▶ [TASK INPUTS]
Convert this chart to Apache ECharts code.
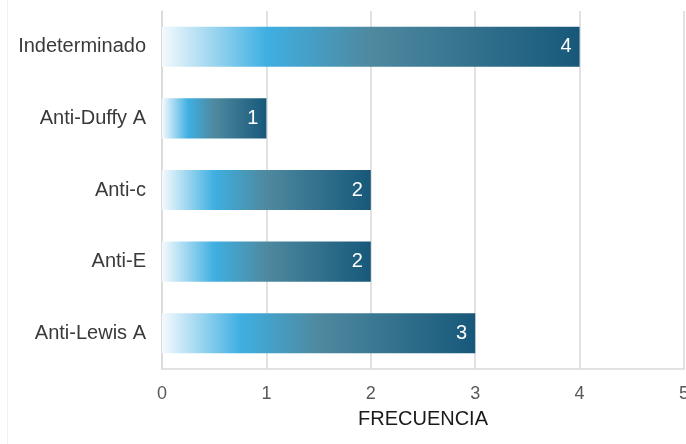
...
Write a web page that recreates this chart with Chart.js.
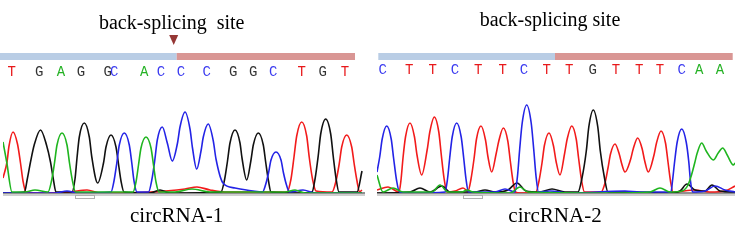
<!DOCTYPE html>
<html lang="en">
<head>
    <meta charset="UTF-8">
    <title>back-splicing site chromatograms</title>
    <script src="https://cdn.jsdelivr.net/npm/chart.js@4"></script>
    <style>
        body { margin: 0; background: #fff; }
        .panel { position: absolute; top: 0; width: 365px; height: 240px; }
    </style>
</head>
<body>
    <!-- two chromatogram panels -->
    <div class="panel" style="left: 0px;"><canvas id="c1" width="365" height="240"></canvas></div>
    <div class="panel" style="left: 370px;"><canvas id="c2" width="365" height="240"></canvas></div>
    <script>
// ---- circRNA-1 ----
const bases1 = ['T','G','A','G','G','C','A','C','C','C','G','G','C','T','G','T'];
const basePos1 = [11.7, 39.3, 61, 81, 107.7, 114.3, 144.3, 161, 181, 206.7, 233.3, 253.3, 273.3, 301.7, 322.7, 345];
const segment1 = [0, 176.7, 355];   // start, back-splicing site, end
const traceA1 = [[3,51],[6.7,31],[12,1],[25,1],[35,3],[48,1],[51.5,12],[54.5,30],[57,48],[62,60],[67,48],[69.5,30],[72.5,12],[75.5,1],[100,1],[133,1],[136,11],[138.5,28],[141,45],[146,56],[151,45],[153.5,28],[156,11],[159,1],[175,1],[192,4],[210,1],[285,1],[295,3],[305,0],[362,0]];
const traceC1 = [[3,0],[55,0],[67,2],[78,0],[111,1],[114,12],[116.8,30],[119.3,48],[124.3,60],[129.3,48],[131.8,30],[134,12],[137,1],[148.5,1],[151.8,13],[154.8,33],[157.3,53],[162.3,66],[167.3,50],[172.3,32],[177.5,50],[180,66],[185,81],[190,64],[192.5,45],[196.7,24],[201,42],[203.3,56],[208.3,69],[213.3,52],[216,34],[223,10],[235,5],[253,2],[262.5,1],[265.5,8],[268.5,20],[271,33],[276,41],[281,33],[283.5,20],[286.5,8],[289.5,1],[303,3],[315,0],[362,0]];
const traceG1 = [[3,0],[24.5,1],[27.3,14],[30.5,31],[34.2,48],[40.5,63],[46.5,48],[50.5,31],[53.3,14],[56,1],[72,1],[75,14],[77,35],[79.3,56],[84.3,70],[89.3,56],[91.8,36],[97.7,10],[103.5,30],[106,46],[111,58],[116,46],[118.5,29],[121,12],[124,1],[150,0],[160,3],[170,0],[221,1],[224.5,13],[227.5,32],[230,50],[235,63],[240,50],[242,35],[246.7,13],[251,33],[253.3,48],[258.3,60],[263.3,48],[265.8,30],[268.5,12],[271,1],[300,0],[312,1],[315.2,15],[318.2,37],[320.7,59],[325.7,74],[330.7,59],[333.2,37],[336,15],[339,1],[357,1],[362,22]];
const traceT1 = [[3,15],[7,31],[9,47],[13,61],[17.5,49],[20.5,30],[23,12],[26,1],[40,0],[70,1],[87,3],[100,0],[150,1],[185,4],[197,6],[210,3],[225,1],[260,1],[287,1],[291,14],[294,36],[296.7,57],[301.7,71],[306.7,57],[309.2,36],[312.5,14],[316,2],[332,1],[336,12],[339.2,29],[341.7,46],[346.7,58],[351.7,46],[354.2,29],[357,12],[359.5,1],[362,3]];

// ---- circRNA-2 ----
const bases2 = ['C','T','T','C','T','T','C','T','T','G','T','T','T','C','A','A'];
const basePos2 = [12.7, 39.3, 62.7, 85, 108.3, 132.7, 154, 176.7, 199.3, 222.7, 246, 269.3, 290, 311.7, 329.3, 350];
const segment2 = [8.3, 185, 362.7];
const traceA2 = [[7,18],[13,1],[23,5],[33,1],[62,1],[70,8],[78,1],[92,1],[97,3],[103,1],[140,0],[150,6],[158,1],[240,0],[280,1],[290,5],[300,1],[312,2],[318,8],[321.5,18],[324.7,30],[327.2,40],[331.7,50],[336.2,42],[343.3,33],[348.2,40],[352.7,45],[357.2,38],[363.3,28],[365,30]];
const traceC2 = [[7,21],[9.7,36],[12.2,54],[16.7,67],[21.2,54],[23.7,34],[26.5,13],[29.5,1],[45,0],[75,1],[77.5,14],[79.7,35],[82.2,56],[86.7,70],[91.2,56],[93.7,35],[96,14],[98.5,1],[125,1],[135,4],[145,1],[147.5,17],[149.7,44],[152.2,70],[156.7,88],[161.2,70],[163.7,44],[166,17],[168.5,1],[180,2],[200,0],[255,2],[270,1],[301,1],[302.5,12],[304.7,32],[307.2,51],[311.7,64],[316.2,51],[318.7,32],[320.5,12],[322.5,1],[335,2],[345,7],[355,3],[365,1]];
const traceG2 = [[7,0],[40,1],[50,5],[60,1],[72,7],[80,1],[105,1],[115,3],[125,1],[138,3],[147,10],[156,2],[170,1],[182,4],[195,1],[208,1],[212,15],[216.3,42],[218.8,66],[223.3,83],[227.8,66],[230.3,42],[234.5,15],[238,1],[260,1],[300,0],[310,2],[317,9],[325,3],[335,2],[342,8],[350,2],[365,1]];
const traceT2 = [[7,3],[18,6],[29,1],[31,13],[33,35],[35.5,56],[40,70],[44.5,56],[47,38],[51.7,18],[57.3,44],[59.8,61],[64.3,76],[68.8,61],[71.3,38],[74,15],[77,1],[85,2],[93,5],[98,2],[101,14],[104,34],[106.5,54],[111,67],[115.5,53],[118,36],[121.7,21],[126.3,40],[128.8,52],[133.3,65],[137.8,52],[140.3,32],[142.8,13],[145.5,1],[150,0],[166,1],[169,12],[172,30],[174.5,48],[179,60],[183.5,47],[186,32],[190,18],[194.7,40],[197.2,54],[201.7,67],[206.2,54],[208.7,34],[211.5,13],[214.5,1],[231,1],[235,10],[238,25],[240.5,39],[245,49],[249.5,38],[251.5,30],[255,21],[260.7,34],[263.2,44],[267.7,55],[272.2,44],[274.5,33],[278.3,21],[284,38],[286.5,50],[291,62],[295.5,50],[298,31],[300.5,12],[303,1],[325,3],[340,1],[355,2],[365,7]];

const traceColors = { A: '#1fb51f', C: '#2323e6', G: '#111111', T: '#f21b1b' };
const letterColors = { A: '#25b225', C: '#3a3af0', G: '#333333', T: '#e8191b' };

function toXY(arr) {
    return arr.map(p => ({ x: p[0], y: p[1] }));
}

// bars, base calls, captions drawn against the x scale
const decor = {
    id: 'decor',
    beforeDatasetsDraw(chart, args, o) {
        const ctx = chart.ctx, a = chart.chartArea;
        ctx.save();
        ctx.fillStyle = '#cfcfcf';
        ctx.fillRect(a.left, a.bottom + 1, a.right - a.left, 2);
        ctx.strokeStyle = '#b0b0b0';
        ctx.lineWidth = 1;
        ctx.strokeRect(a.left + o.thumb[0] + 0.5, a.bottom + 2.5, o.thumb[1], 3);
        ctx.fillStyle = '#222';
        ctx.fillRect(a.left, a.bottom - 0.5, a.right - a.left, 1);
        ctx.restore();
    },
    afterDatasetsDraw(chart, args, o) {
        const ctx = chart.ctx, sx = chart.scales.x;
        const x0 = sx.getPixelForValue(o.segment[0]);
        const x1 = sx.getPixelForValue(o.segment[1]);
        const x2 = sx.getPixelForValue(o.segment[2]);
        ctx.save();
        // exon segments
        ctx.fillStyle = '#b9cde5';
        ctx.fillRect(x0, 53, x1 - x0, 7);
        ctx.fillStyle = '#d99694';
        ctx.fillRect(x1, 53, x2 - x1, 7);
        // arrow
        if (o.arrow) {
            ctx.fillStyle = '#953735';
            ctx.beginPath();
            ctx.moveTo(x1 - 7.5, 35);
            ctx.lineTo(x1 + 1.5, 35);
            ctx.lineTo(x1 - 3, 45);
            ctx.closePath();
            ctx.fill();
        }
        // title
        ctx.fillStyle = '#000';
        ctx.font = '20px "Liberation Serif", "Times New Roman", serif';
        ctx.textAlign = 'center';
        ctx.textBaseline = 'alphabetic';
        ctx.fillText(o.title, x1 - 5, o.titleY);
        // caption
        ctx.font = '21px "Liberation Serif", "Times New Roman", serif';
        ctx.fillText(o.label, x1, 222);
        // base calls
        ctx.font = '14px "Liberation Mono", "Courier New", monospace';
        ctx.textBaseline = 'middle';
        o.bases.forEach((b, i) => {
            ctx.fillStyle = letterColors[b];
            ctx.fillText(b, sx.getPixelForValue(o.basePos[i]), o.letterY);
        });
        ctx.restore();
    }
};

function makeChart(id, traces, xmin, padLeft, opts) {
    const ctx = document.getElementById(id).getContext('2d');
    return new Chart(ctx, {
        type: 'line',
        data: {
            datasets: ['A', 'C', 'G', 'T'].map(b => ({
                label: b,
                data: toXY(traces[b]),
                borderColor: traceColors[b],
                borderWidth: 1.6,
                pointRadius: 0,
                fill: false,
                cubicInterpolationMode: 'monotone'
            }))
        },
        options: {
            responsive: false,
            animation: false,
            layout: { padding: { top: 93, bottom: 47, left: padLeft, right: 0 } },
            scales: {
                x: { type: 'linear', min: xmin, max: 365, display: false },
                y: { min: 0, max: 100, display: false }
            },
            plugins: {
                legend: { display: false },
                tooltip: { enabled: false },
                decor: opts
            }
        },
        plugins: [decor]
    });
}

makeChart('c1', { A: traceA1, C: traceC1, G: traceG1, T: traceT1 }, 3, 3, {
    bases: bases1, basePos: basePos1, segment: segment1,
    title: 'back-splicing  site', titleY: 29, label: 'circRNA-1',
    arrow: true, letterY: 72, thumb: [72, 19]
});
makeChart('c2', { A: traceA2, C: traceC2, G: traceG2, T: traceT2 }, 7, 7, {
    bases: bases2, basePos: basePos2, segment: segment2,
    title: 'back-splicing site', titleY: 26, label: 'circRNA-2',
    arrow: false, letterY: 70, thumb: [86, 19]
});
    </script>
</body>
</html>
---
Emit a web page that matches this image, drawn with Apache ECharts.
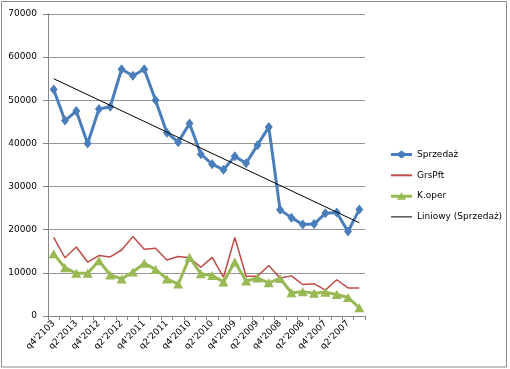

▶ [TASK STATEMENT] Copy all lines from the entries that contain the word "this".

▶ [TASK RESPONSE]
Convert this chart to Apache ECharts code.
Write a web page that recreates this chart with Chart.js.
Emit a web page that matches this image, drawn with Apache ECharts.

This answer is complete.